Key Points to Understand about Out-of-the-Money Options:
- Definition: An out-of-the-money option is a type of financial derivative where the strike price of the option is higher for call options or lower for put options than the current market price of the underlying asset. This means that if the option were to be exercised immediately, it would not result in a profit for the option holder.
- Strike Price vs. Market Price: The strike price of an option is the predetermined price at which the underlying asset can be bought (for call options) or sold (for put options) if the option is exercised. In the case of OTM options, the strike price is not favorable relative to the current market price of the underlying asset.
- Intrinsic Value: Unlike in-the-money options, which have intrinsic value because exercising them would result in a profit, OTM options have no intrinsic value. This is because there is no financial benefit to exercising the option at the current market price.
- Time Value: Despite lacking intrinsic value, OTM options may still have time value. Time value reflects the probability that the option may become profitable before its expiration date. Factors such as volatility, time to expiration, and interest rates influence the time value of an option.

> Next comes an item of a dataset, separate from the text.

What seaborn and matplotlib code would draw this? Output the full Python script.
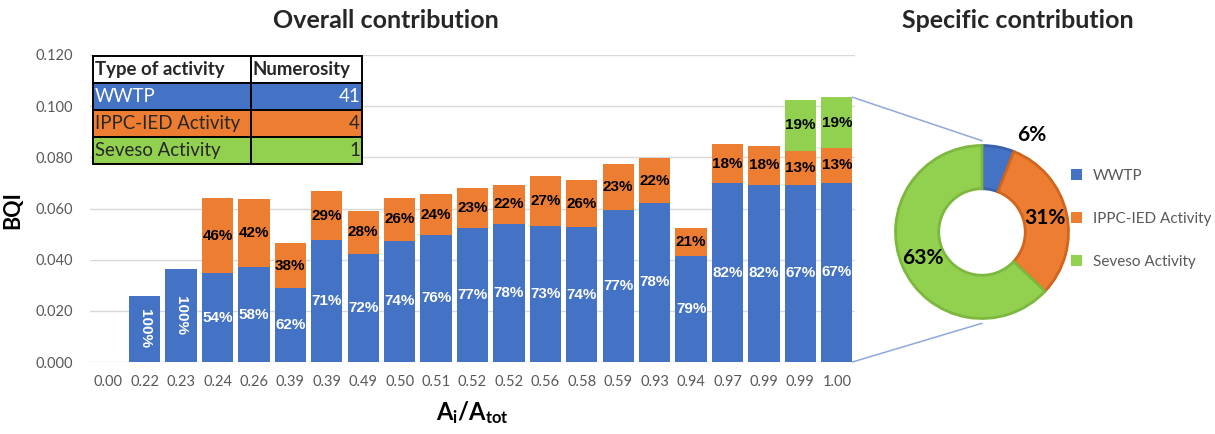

- Risk and Reward: OTM options are considered riskier than ITM options because they have a lower probability of being profitable. However, they also tend to be cheaper to purchase, offering the potential for higher returns if the market moves favorably for the option holder.
- Trading Strategies: Investors and traders use OTM options in various trading strategies, including speculative bets on market movements, hedging against existing positions, and generating income through option writing.
Example Illustration:
Suppose a stock is currently trading at $50 per share, and an investor purchases a call option with a strike price of $60 expiring in one month. Since the strike price is higher than the current market price, the call option is considered out-of-the-money.
- If the stock price remains below $60 until the option expiration date, the call option will expire worthless because there is no financial incentive to exercise it. The investor would lose the premium paid for the option.
- However, if the stock price rises above $60 before expiration, the call option may become profitable, as it would allow the investor to buy the stock at $60 and immediately sell it at the higher market price, realizing a profit.
Conclusion:
Out-of-the-money options play a significant role in options trading, offering investors and traders opportunities for speculative bets and risk management. Understanding the characteristics and implications of OTM options is essential for making informed investment decisions and effectively managing risk in options trading strategies.